LOS ANGELES-- Past the anxiety and the curse, past the 2-1 NLCS series deficit and all the history whispering it's over, past the special kind of excellence the Los Angeles Dodgers possess and past the unique feeling of fear that comes with trying to crack a World Series drought was this one, true fact: Of course the Chicago Cubs weren't going to go down easily.

It is no surprise, looking back, that the best team in baseball would jump all over Julio Urias, the youngest major-leaguer to ever start a postseason baseball game, it's no wonder that arguably the game's most potent offense would find its bats and make a contest of this thing.

In a 10-2 thrashing on Wednesday night, the Cubs didn't just knot the series at 2-2. They proved, again, that this is not the same Chicago Cubs team that in the past hearkened back to -- and could not escape the legacy of -- Bartman, of 1984, of succumbing to the Never Say Die Mets, of all of it.

How many times will this Cubs team have to prove that they are not those other Cubs teams? Six more. We are our history and, fair or not, the Cubs aren't shedding the doubters and worry until they win it all.

With how they played Wednesday night at Dodger Stadium, they might just do it after all.

Make no mistake. The Dodgers are formidable, dangerous and well-equipped to make their own history. So are the Cleveland Indians. So were the Toronto Blue Jays, before they got sent home after five games in the ALCS. So is anyone who finds themselves still standing, here in October, in the pursuit of a championship.

Even these Cubs.

Especially these Cubs.

They were the best team in baseball this season for a reason. For many reasons, including having the game's best pitching staff and a sense that anyone, or everyone, could step up and get it done if need be. No wonder, then, that after starter John Lackey was knocked out in the fourth inning with the bases loaded but no runs yet across the bullpen steps up. Mike Montgomery came in, surrendered two of those runs but otherwise shut the inning down -- and the Cubs never looked back. The five pitchers after Lackey combined to blank the Dodgers for five innings, and give up just three hits.

Because this team doesn't panic.

This Cubs team scored the third-most runs in baseball in the regular season, but with Boston boasting a designated-hitter advantage and the Rockies playing half their games in a ballpark calibrated to homers, the Cubs can make a claim to being the league's best offense. So no wonder they put 10 on the scoreboard with what felt like their season on the line.

Anthony Rizzo and Addison Russell came up big for the Cubs in Game 4. USATSI

It was two hitters who had been excellent until this postseason, guys whose postseason hitting had turned into the stuff of baseball nightmares, who came through big. Both Anthony Rizzo (batting .077 in the postseason entering the game) and Addison Russell (.042) had three hits and a home run apiece. Rizzo drove in three runs. Russell drove in two.

Because, on this Cubs team, their slumping young stars were bound to revert to the mean.
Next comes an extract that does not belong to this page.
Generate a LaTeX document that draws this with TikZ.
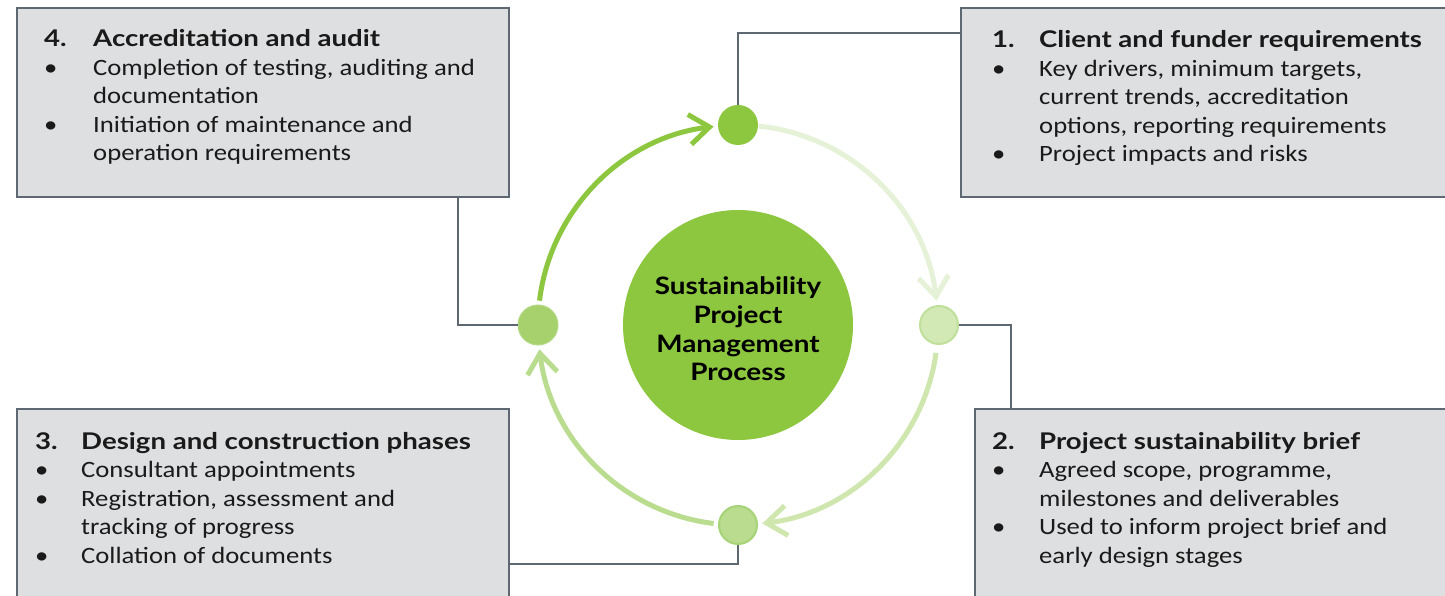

And then the Cubs were off and running, and the dark cloud that supposedly hung over Cubsdom -- again, all that history -- lifted. Simply because the Cubs did what they'd done more than any other team all year: They won a ballgame.

Because maybe, just maybe, curses aren't real.

Not with these guys.

"It's contagious," Cubs manager Joe Maddon said. "This whole game, it just follows itself."

This series isn't over. Both the Cubs and the Dodgers are special. The Dodgers rolled out a 20-year-old who will be -- book it -- a star in this game. But that's mighty young to step into this kind of October air, and the Cubs won't get a shot at the rookie again.

The Dodgers have Clayton Kershaw, most likely in a Game 6, and if they need him, Rich Hill in a Game 7. The Cubs get to play two more games at Wrigley, if they need them, a place they've been great this season.

The two best teams in the National League are doing what was inevitable: They're putting on an incredible series, trading wins, battling for the crown.

"It's an interesting baseball series, man," Maddon said. "I think it's great. I think it's great for baseball."